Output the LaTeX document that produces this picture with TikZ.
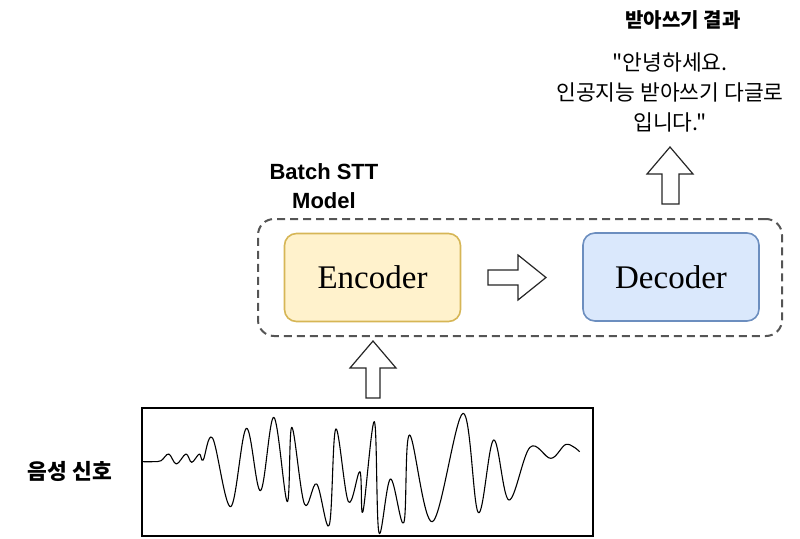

==

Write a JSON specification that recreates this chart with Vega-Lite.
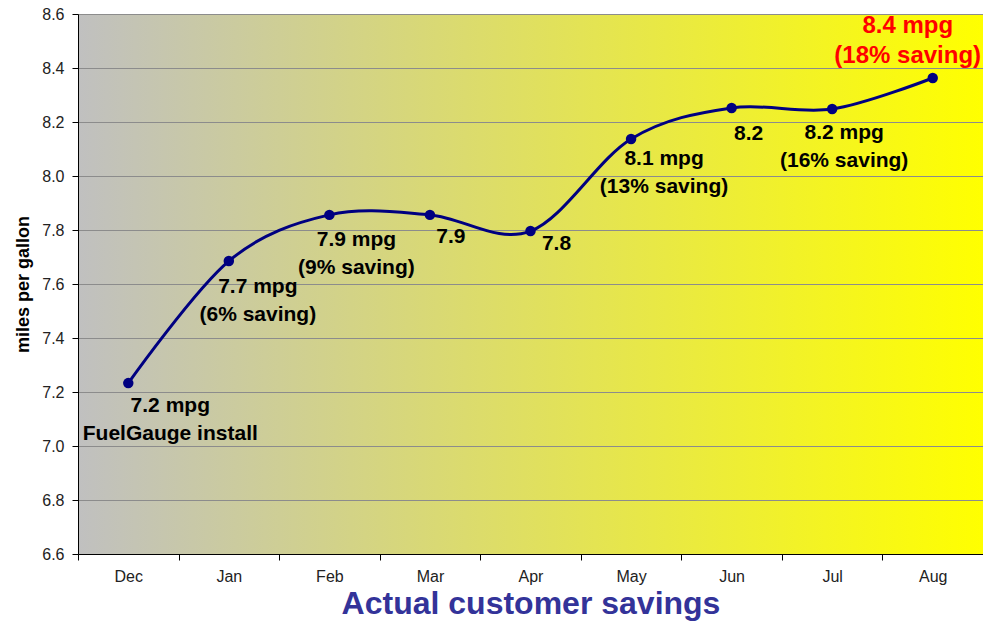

--

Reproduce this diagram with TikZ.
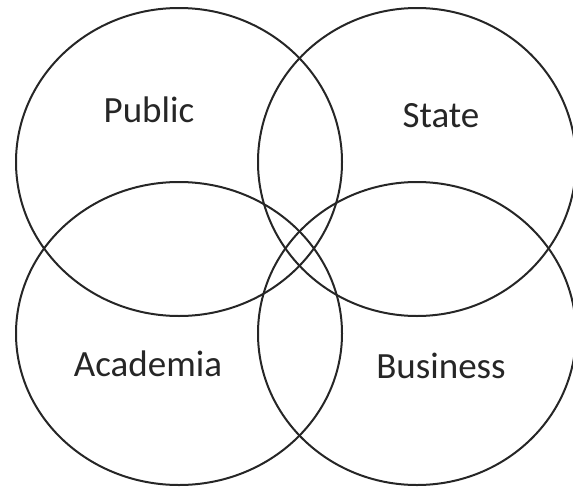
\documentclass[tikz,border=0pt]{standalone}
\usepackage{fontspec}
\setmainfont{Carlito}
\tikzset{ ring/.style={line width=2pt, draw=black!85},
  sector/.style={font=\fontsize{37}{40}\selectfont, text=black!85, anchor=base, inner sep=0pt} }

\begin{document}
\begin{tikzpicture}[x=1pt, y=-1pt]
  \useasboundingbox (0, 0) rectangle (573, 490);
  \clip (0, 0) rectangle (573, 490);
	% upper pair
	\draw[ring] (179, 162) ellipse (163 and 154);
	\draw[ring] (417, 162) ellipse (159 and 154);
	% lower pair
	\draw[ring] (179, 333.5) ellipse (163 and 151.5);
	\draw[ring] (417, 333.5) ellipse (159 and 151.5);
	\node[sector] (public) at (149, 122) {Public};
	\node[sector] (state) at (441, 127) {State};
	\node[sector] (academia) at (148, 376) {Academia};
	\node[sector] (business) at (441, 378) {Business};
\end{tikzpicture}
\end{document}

STATED PROBLEM
Quote only the lines running from the line with "Reproduce this diagram with TikZ." to the line with "text=black!85, anchor=base, inner", ends included, exactly as they appear and without the pictures.

RESULT
Reproduce this diagram with TikZ.
\documentclass[tikz,border=0pt]{standalone}
\usepackage{fontspec}
\setmainfont{Carlito}
\tikzset{ ring/.style={line width=2pt, draw=black!85},
  sector/.style={font=\fontsize{37}{40}\selectfont, text=black!85, anchor=base, inner sep=0pt} }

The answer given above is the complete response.